* Provided data *
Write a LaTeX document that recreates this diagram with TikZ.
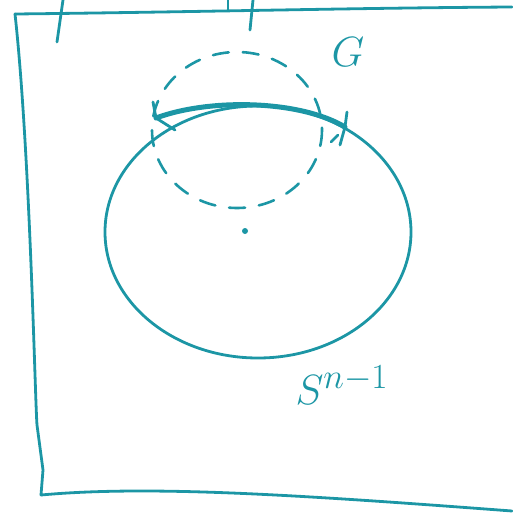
\documentclass[tikz,border=0pt]{standalone}
\usetikzlibrary{arrows.meta}
\definecolor{ink}{RGB}{28,150,165}
\begin{document}
\begin{tikzpicture}[x=1pt,y=-1pt,
  pen/.style={draw=ink,line width=2.8pt,line cap=round,line join=round},
  thick pen/.style={pen,line width=5pt},
  dash pen/.style={pen,line width=2.6pt,dash pattern=on 16pt off 14pt},
  lab/.style={text=ink,inner sep=0pt,font=\Huge,scale=1.7}]
\useasboundingbox (0,0) rectangle (512,517);
% frame
\draw[pen] (15,14) .. controls (200,12) and (350,8) .. (512,7);
\draw[pen] (15,14) .. controls (30,150) and (35,400) .. (37,425) -- (43,470) -- (41,495);
\draw[pen] (41,495) .. controls (150,485) and (300,495) .. (512,511);
% top ticks
\draw[pen] (57,42) -- (63,0);
\draw[pen] (228,10) -- (228,0);
\draw[pen] (250,30) -- (253,0);
% sphere
\coordinate (c) at (258,232);
\draw[pen] (c) ellipse [x radius=153, y radius=126];
% thick arc on top
\coordinate (a) at (156,118);
\coordinate (b) at (345,127);
\draw[thick pen] (a) .. controls (210,98) and (300,100) .. (b);
\draw[pen] (a) -- (153,102) (a) -- (175,130);
\draw[pen] (b) -- (347,112) (b) -- (340,145) (338,135) -- (331,142);
% dashed ellipse (group orbit)
\draw[dash pen] (237,130) ellipse [x radius=85, y radius=78];
% centre dot
\node[fill=ink,circle,inner sep=0pt,minimum size=6pt] (o) at (245,231) {};
% labels
\node[lab] (G) at (348,52) {$G$};
\node[lab] (S) at (342,385) {$S^{n-1}$};
\end{tikzpicture}
\end{document}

* Task to carry out *
Reproduce the whole listing word for word, setting aside any pictures.

* Answer to the task *
Write a LaTeX document that recreates this diagram with TikZ.
\documentclass[tikz,border=0pt]{standalone}
\usetikzlibrary{arrows.meta}
\definecolor{ink}{RGB}{28,150,165}
\begin{document}
\begin{tikzpicture}[x=1pt,y=-1pt,
  pen/.style={draw=ink,line width=2.8pt,line cap=round,line join=round},
  thick pen/.style={pen,line width=5pt},
  dash pen/.style={pen,line width=2.6pt,dash pattern=on 16pt off 14pt},
  lab/.style={text=ink,inner sep=0pt,font=\Huge,scale=1.7}]
\useasboundingbox (0,0) rectangle (512,517);
% frame
\draw[pen] (15,14) .. controls (200,12) and (350,8) .. (512,7);
\draw[pen] (15,14) .. controls (30,150) and (35,400) .. (37,425) -- (43,470) -- (41,495);
\draw[pen] (41,495) .. controls (150,485) and (300,495) .. (512,511);
% top ticks
\draw[pen] (57,42) -- (63,0);
\draw[pen] (228,10) -- (228,0);
\draw[pen] (250,30) -- (253,0);
% sphere
\coordinate (c) at (258,232);
\draw[pen] (c) ellipse [x radius=153, y radius=126];
% thick arc on top
\coordinate (a) at (156,118);
\coordinate (b) at (345,127);
\draw[thick pen] (a) .. controls (210,98) and (300,100) .. (b);
\draw[pen] (a) -- (153,102) (a) -- (175,130);
\draw[pen] (b) -- (347,112) (b) -- (340,145) (338,135) -- (331,142);
% dashed ellipse (group orbit)
\draw[dash pen] (237,130) ellipse [x radius=85, y radius=78];
% centre dot
\node[fill=ink,circle,inner sep=0pt,minimum size=6pt] (o) at (245,231) {};
% labels
\node[lab] (G) at (348,52) {$G$};
\node[lab] (S) at (342,385) {$S^{n-1}$};
\end{tikzpicture}
\end{document}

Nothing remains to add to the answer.